• SUPPLIED DATA:

▬▬▬▬▬▬▬▬▬▬

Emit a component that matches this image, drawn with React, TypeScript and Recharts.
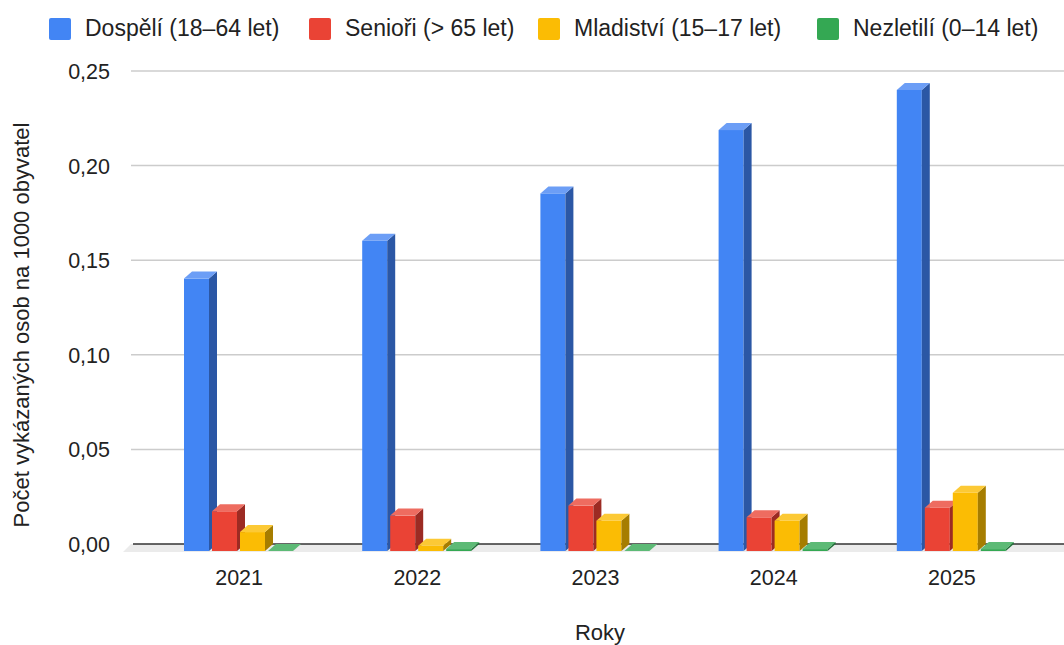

▬▬▬▬▬▬▬▬▬▬

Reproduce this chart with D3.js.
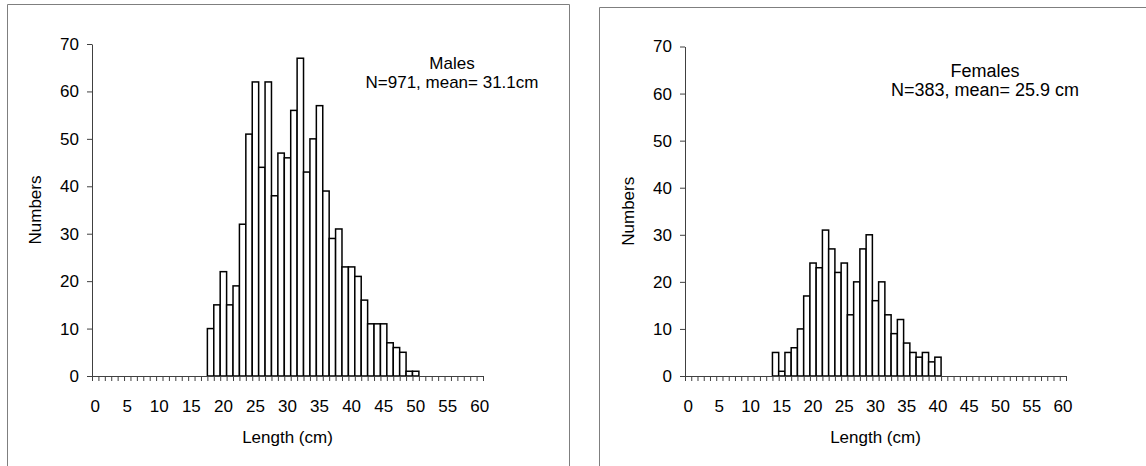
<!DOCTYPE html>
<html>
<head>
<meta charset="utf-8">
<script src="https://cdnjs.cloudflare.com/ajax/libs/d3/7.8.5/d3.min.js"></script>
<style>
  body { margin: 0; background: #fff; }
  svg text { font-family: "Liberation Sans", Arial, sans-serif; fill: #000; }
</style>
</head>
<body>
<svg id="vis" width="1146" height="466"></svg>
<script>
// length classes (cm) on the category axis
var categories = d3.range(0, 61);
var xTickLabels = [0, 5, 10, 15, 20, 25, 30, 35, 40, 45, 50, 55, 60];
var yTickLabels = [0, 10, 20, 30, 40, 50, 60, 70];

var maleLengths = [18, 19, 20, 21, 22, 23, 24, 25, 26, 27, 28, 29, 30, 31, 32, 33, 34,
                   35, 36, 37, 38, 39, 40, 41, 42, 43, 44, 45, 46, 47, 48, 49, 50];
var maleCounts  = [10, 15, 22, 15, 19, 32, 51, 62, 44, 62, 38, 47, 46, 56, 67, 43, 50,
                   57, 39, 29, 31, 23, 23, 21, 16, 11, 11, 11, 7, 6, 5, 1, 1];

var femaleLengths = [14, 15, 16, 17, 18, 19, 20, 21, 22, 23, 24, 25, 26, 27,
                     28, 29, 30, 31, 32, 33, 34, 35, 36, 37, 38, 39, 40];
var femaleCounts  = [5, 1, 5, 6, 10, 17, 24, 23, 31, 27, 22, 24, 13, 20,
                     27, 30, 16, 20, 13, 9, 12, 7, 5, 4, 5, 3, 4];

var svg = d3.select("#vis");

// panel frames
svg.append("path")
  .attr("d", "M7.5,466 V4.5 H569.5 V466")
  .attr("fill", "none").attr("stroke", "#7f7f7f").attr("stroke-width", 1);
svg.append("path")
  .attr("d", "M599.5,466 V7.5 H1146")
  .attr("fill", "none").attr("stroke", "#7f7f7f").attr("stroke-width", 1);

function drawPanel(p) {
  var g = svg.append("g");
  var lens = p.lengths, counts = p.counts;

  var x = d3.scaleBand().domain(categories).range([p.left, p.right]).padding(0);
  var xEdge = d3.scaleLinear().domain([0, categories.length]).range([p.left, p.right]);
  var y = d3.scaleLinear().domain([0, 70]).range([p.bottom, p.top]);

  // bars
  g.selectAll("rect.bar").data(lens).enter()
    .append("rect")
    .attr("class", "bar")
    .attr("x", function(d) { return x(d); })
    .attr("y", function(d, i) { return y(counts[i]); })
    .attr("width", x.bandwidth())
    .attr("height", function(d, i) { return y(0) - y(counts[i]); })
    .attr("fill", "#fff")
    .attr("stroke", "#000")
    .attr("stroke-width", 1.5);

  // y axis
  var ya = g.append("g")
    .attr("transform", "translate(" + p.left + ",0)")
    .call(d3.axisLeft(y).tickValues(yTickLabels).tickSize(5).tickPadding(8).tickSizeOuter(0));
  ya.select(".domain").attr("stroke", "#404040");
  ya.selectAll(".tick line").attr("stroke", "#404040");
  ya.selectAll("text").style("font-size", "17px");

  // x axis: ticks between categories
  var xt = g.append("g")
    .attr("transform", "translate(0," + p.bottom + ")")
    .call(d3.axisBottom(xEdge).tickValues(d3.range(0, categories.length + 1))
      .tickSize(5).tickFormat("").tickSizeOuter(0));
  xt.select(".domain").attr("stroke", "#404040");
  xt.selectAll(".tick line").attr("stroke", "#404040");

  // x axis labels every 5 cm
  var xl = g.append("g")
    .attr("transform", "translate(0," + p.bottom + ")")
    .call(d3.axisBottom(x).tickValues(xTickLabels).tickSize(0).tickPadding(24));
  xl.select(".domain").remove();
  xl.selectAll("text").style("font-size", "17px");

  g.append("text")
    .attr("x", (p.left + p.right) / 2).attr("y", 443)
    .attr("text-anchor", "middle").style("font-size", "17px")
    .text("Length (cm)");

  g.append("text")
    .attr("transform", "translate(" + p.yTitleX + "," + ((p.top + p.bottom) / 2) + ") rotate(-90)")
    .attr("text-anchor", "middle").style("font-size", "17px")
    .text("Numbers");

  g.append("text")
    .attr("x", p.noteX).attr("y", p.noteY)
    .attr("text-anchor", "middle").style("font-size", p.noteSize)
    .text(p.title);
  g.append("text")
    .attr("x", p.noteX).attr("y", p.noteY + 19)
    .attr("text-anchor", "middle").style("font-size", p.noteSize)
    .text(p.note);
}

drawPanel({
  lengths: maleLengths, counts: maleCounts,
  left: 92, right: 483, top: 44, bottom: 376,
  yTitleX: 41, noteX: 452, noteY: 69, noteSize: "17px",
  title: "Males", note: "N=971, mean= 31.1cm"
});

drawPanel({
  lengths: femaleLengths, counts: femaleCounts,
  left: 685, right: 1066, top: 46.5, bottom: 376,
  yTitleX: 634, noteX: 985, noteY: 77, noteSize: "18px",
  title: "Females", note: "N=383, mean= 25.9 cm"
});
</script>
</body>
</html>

▬▬▬▬▬▬▬▬▬▬

• WHAT THE TASK REQUIRES:
Search the lines above for the string "with", then show every one that has it.

• SOLVED EXERCISE:
Emit a component that matches this image, drawn with React, TypeScript and Recharts.
Reproduce this chart with D3.js.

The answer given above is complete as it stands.